State Jobs Subsector Graphic

The Solar Foundation is making it easier to track solar jobs with the State Solar Jobs Map, an interactive online tool showing job numbers for all 50 states.

Over 119,000 Americans have a job in the solar industry, and with a 13.2 percent increase in employment in the past year, the industry is quickly becoming one of the fastest-growing industries in the country.

The interactive map breaks down solar employment at the state level, providing information on the size of industry subsectors and shows users how their state stacks up to others on issues like key solar policies, jobs per capita, and number of homes powered by solar energy.

The State Solar Jobs Map provides a singular insight on the growing industry, apart from the numbers. The report noted that California has more solar jobs than actors, and Texas has more solar workers than ranchers.

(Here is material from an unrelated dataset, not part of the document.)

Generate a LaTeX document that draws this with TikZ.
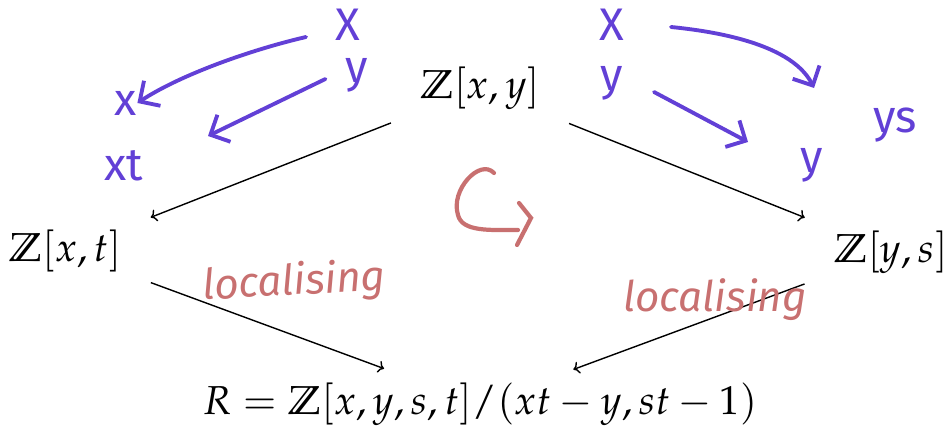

“We are anticipating that solar jobs are going to continue to increase at the national level,” said TSF executive director Andrea Luecke. “These jobs figures demonstrate that the U.S. solar industry remains a powerful source of local job creation.”

The Solar Energy Industries Association predicts significant job growth as well – by supporting 440,000 permanent jobs by 2016.

California led the nation in solar jobs in 2012 followed by Arizona, New Jersey, Massachusetts, and Pennsylvania, proving that abundant sunshine is not necessarily essential for a strong solar market. In New Jersey, top jobs include installation, manufacturing and project development.

Although the top states don’t catch the same amount of rays, what they have in common is policy tools that support renewable energy and solar in particular, including green building and energy efficiency initiatives.

It’s also getting cheaper to install solar, which is key to company growth, according to the U.S. Solar Market Insight Report. The top solar jobs states all saw a significant decrease in residential and non-residential costs of installation, and 31 percent of employers agree that price declines drive growth.

“People want solar, people like solar, but the upfront cost has been an issue,” Luecke said. “But the declines in component prices are helping to make the installed costs much lower, and now companies can pass along the savings to the consumer.”

As solar becomes a competitive energy source for more Americans, it continues to grow the economic opportunities from east to west coast.

The Solar Foundation is a national 501(c)(3) nonprofit founded in 1977 that works to increase the widespread adoption of solar energy through educational outreach, policy research, and market transformation.